On January 8, 2011, the young, popular female Representative from Arizona’s 8th Congressional District walked forward in front of a grocery store to engage in an informal meeting with her constituents.
Almost immediately after she began talking to local voters, a man ran up to the crowd and began firing a 9-millimeter pistol at the representative. He hit 19 people, including the congresswoman. Six people died.
The congresswoman, Gabrielle “Gabby” Giffords, was shot in the head and suffered traumatic brain injuries. That was nearly 10 years ago. What has happened since then? and How is she doing today?
On that day in January, the shooter shot 33 rounds into the crowd and at Representative Giffords. One of these passed all the way through her head, from front to back, destroying all the tissue that lay in its path.
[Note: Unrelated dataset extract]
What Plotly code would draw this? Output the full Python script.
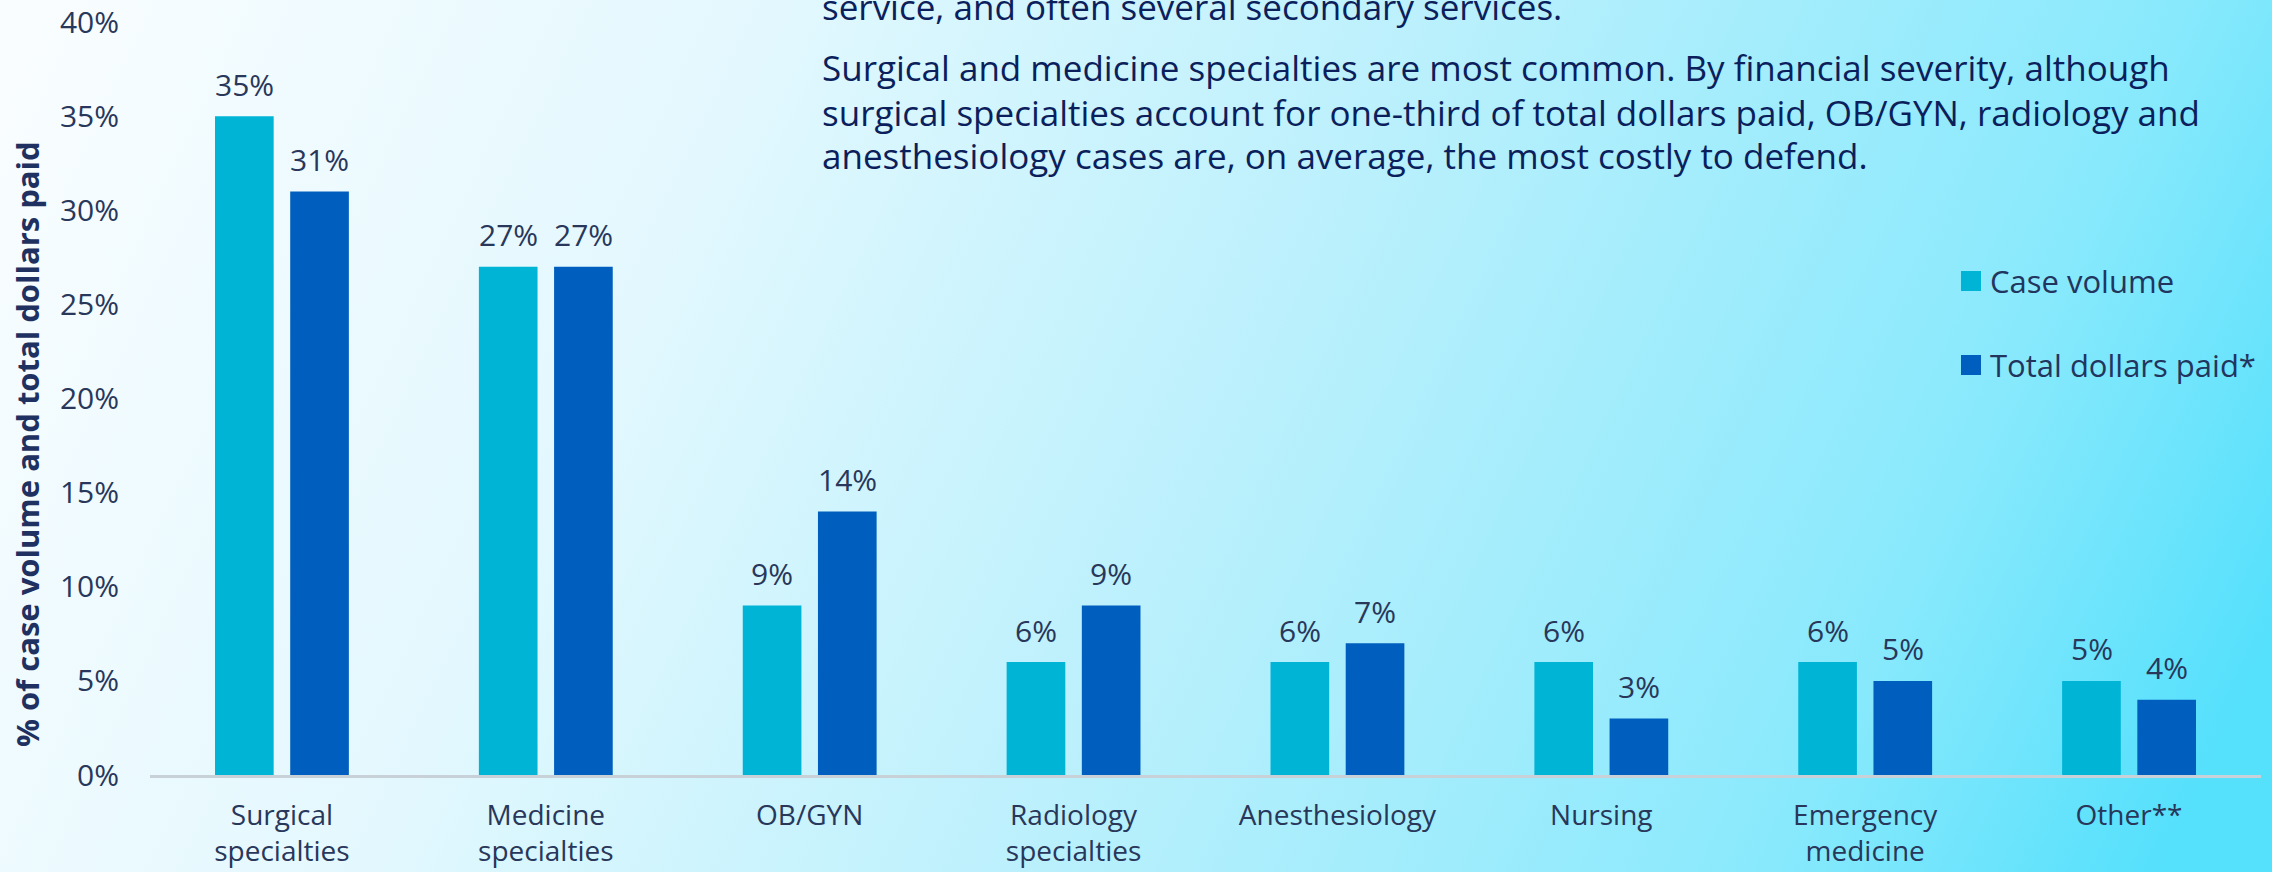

Giffords was lucky that the bullet did not cross the midline of her brain, which would have undoubtedly created much more significant damage.
Giffords’ injuries, however, were very substantial. The initial injury to Giffords’ brain was complicated and exacerbated by skull fragments that penetrated her brain tissue as well, blown into her skull by the impact. In addition, one of Giffords’ eye sockets was badly damaged.
Giffords received emergency first-aid from one of her interns, Daniel Hernandez Jr, who is credited with saving her life. She was then flown to the University Medical Center of Tuscon in critical condition, where she underwent emergency surgery. The prognosis at that time for Rep. Giffords was guarded but optimistic.
The Congresswoman’s Recovery
After initially being placed in a medically induced coma, she did show signs of being awake and able to respond to commands once she was wakened.
Giffords was engaging in simple physical therapy by mid-January, just weeks after her injury. At the time, family and physicians were encouraged that she could move all her limbs and that she was breathing independently.
The congresswoman underwent several reconstructive surgeries to repair her eye socket and skull and was listed in “good” condition by the end of January. At this point, she was transferred to a rehabilitative center to work on regaining her ability to move and speak.
During the next months, Giffords would make substantial and heartening progress, with improvements in her ability to think, speak and move that placed her in the top 5 percent of patients recovering from similar injuries. Though Giffords had lost approximately 50% of sight in both of her eyes, by late April, she was walking, writing and reading. Over this time, Giffords also began to be able to speak in short phrases and was occasionally able to produce longer, more complex sentences.
Giffords was released to recover at home in June of 2011 and was able to travel to her husband’s (astronaut Mark Kelly’s) launch aboard the Space Shuttle. By this point, aides reported that Giffords’s ability to understand and comprehend was “close to normal if not normal.” Her ability to speak, however, still lagged behind, and she struggled to make complete complex sentences.
In August of 2011, Giffords returned to the house floor to vote on a bill. She was walking without a cane and was able to write well left-handed (she had been right-handed before the assassination attempt).
While all of the progress that Giffords had made was impressive, she still needed significant recovery and rehabilitation near her home in Houston, and so resigned from Congress in 2012.
How Is Giffords Doing Today?
While in 2011 and 2012 Giffords was still struggling to communicate (her brain and cognitive functions were normal, but her ability to speak was still damaged), by 2016 and 2017, she showed significant improvement.
In 2016, her surgeon gave an interview in which he described Giffords’ recovery. He described how the prognosis for Giffords’ recovery was never going to be to take her back exactly back to where she was, but that she had the potential to maximize the way her brain functioned to get back to a “good,” if different place.
Giffords’ surgeon noted that the recovery for Giffords was long, arduous and tiring. He congratulated the amazing progress she had made, saying that he knew it had been a lot, but that she had clearly put in the work.
In 2017, Giffords gave a speech commemorating a naval ship named in her honor, showing off that hard work. She spoke in somewhat halting but fluent speech in full and complex sentences that showed a range of emotion and flair.
Giffords was an active campaigner and participant in the 2018 mid-term elections, working through her political action committee “Giffords: Courage to Fight Gun Violence.” She Penned an editorial for USA Today on the topic of gun violence and worked actively on the campaign trail for various candidates.
While Giffords may be in a different place, she is still a vital politician and activist, active on Twitter and working passionately to (in her words in 2019) “give voice to millions of regular Americans who didn’t used to feel like there was room for them in the gun safety debate.”
Whether or not you agree with her stance on gun control, we can all agree that Giffords’ work to recover has been impressive.